Problem description
Everything from the first line to the line containing "(620,398) -- (620,422);" is to be repeated exactly; nothing past it.

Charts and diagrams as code
[start]

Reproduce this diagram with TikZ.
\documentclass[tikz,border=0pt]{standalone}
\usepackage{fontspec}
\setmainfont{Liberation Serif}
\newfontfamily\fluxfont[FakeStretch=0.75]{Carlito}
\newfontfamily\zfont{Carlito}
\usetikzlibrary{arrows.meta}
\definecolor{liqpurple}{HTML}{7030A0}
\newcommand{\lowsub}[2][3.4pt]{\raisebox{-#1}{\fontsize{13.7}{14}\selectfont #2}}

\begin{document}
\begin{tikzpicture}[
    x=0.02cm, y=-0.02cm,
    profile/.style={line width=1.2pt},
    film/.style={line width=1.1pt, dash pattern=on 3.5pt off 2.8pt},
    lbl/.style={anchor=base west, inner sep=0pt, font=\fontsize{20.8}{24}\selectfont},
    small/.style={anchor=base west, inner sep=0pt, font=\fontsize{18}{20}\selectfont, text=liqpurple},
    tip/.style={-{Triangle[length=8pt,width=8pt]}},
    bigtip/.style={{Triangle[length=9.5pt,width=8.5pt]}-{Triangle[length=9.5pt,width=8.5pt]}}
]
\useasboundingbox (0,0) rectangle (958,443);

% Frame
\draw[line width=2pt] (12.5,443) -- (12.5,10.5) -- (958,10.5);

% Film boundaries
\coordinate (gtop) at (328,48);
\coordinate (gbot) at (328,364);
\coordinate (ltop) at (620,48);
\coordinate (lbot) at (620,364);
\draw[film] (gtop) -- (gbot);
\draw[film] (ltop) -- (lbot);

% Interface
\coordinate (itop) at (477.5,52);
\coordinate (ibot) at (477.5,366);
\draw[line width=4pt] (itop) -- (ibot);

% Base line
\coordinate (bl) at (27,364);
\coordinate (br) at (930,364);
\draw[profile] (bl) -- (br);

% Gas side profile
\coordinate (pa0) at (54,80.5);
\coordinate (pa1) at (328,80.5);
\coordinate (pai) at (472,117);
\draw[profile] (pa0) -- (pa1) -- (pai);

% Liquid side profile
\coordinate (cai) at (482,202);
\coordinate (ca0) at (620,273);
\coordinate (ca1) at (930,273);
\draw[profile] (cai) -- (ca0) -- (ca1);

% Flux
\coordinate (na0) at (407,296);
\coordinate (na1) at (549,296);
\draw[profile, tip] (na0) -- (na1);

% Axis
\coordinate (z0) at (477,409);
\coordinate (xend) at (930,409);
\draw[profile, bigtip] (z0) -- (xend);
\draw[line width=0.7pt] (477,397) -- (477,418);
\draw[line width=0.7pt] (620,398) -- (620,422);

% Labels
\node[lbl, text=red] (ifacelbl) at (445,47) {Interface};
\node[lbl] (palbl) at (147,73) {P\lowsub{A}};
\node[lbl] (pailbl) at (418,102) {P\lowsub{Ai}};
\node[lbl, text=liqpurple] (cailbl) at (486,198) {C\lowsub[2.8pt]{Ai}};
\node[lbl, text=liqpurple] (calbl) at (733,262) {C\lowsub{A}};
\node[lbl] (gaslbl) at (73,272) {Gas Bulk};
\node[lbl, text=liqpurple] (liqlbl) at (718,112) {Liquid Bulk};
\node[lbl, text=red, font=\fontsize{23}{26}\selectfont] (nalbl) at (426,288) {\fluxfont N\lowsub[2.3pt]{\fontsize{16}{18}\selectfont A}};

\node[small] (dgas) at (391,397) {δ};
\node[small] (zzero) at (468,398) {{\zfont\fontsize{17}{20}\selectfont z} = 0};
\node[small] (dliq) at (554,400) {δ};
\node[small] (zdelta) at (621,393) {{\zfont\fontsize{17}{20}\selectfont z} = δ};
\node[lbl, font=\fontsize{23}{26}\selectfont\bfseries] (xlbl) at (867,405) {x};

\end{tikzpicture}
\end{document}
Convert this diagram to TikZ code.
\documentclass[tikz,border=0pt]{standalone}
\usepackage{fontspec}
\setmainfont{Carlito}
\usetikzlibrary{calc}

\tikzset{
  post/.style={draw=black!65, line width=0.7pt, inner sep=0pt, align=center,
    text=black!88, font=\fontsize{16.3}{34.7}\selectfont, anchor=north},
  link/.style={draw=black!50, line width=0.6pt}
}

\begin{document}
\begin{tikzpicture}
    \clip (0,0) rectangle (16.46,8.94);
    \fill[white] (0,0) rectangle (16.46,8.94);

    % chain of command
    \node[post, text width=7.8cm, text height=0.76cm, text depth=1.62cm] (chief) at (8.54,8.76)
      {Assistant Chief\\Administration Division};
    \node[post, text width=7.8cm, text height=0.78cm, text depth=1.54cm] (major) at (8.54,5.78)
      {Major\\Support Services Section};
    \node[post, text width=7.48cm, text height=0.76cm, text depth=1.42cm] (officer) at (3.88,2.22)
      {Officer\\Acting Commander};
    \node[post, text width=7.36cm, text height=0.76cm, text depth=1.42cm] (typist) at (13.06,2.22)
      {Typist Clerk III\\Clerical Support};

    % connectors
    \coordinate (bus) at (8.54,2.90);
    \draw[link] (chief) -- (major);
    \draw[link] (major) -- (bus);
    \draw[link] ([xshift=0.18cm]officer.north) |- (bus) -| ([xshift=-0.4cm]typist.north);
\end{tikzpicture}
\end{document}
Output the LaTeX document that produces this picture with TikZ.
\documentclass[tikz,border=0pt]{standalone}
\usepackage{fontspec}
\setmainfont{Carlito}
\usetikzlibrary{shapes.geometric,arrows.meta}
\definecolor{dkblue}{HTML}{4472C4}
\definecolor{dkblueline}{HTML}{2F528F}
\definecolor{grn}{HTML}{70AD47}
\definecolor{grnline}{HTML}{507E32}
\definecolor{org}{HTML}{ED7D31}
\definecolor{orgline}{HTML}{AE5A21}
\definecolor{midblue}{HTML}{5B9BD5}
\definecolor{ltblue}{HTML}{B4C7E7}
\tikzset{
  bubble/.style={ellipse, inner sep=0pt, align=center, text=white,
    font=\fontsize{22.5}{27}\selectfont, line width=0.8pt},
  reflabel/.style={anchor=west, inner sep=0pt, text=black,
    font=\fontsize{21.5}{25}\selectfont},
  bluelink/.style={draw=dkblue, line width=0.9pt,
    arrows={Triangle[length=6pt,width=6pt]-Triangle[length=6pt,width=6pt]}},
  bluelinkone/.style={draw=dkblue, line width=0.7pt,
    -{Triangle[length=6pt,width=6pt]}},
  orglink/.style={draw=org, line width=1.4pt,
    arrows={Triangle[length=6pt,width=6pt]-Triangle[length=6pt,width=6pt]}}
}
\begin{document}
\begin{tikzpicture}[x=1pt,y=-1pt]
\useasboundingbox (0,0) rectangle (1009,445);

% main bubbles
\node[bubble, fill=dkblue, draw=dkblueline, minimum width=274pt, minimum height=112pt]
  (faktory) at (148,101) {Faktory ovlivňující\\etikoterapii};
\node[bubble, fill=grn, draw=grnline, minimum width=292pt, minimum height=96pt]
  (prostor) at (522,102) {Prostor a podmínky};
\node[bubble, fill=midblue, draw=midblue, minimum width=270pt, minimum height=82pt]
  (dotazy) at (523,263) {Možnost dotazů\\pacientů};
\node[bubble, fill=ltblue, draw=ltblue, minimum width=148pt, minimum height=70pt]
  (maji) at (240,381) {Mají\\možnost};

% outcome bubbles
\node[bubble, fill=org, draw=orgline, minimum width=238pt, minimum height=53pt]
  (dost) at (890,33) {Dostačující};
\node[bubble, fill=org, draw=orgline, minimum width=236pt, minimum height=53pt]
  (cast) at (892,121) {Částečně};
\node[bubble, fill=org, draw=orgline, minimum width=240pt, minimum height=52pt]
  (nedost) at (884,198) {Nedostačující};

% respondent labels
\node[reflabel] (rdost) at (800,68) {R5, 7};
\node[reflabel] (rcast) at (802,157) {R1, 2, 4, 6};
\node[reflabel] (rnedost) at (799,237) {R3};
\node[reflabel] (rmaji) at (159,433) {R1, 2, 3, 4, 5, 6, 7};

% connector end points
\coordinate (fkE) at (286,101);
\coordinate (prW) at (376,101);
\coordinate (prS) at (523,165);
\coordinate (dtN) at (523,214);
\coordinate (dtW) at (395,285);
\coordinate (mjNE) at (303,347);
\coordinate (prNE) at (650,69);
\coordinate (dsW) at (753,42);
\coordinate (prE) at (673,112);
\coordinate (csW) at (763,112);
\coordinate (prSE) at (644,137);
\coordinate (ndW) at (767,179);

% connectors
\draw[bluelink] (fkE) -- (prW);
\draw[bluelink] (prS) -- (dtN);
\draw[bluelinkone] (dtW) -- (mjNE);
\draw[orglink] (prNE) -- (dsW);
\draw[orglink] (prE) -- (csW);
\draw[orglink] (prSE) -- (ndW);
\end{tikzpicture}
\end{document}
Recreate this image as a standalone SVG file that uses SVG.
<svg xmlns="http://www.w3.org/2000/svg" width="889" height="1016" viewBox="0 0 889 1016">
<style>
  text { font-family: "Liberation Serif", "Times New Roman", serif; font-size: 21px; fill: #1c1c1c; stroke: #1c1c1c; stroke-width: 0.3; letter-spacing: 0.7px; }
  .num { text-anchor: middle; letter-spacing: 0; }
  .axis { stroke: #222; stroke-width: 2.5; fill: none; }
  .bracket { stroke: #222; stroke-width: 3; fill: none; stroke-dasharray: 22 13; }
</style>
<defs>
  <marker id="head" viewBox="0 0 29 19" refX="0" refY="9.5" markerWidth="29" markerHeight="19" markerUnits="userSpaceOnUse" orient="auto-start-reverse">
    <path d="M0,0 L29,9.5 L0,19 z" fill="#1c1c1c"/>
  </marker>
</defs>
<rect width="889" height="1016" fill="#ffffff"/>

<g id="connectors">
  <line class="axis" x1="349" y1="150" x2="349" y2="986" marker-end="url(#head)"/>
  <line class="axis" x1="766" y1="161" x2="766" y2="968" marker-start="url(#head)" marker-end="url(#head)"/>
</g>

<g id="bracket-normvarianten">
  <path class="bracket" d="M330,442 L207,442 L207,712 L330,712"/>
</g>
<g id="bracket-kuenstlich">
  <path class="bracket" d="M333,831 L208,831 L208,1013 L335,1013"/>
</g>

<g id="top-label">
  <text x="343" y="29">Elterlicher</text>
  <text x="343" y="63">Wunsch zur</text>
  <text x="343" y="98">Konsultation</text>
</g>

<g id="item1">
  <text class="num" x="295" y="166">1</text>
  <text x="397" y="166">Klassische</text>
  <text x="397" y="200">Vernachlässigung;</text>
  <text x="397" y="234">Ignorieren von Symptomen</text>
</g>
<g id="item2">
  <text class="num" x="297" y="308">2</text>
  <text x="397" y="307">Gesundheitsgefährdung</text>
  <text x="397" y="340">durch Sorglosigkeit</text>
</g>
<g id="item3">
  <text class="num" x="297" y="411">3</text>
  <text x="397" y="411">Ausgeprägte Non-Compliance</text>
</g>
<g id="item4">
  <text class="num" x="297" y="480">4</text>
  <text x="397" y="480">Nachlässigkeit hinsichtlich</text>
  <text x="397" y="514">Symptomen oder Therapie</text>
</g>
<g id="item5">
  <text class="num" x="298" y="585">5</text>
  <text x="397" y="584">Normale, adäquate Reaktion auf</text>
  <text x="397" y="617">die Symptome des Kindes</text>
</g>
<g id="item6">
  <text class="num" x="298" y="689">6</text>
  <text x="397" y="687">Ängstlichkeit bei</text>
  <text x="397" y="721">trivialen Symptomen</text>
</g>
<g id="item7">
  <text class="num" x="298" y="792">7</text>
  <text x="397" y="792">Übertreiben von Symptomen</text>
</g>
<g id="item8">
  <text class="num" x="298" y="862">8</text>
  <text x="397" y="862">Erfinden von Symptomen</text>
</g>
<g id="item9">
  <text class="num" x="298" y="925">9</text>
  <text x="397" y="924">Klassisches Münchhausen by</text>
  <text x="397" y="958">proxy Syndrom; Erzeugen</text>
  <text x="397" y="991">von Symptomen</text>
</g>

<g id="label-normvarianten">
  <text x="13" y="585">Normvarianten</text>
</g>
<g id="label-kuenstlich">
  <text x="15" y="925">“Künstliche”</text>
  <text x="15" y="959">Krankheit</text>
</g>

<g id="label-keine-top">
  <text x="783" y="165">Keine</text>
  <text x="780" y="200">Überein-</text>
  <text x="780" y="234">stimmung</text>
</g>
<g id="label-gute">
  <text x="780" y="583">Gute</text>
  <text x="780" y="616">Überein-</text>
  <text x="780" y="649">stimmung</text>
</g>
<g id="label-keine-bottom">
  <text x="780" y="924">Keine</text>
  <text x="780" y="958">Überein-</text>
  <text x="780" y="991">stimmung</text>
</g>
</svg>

[end]

Result below
Reproduce this diagram with TikZ.
\documentclass[tikz,border=0pt]{standalone}
\usepackage{fontspec}
\setmainfont{Liberation Serif}
\newfontfamily\fluxfont[FakeStretch=0.75]{Carlito}
\newfontfamily\zfont{Carlito}
\usetikzlibrary{arrows.meta}
\definecolor{liqpurple}{HTML}{7030A0}
\newcommand{\lowsub}[2][3.4pt]{\raisebox{-#1}{\fontsize{13.7}{14}\selectfont #2}}

\begin{document}
\begin{tikzpicture}[
    x=0.02cm, y=-0.02cm,
    profile/.style={line width=1.2pt},
    film/.style={line width=1.1pt, dash pattern=on 3.5pt off 2.8pt},
    lbl/.style={anchor=base west, inner sep=0pt, font=\fontsize{20.8}{24}\selectfont},
    small/.style={anchor=base west, inner sep=0pt, font=\fontsize{18}{20}\selectfont, text=liqpurple},
    tip/.style={-{Triangle[length=8pt,width=8pt]}},
    bigtip/.style={{Triangle[length=9.5pt,width=8.5pt]}-{Triangle[length=9.5pt,width=8.5pt]}}
]
\useasboundingbox (0,0) rectangle (958,443);

% Frame
\draw[line width=2pt] (12.5,443) -- (12.5,10.5) -- (958,10.5);

% Film boundaries
\coordinate (gtop) at (328,48);
\coordinate (gbot) at (328,364);
\coordinate (ltop) at (620,48);
\coordinate (lbot) at (620,364);
\draw[film] (gtop) -- (gbot);
\draw[film] (ltop) -- (lbot);

% Interface
\coordinate (itop) at (477.5,52);
\coordinate (ibot) at (477.5,366);
\draw[line width=4pt] (itop) -- (ibot);

% Base line
\coordinate (bl) at (27,364);
\coordinate (br) at (930,364);
\draw[profile] (bl) -- (br);

% Gas side profile
\coordinate (pa0) at (54,80.5);
\coordinate (pa1) at (328,80.5);
\coordinate (pai) at (472,117);
\draw[profile] (pa0) -- (pa1) -- (pai);

% Liquid side profile
\coordinate (cai) at (482,202);
\coordinate (ca0) at (620,273);
\coordinate (ca1) at (930,273);
\draw[profile] (cai) -- (ca0) -- (ca1);

% Flux
\coordinate (na0) at (407,296);
\coordinate (na1) at (549,296);
\draw[profile, tip] (na0) -- (na1);

% Axis
\coordinate (z0) at (477,409);
\coordinate (xend) at (930,409);
\draw[profile, bigtip] (z0) -- (xend);
\draw[line width=0.7pt] (477,397) -- (477,418);
\draw[line width=0.7pt] (620,398) -- (620,422);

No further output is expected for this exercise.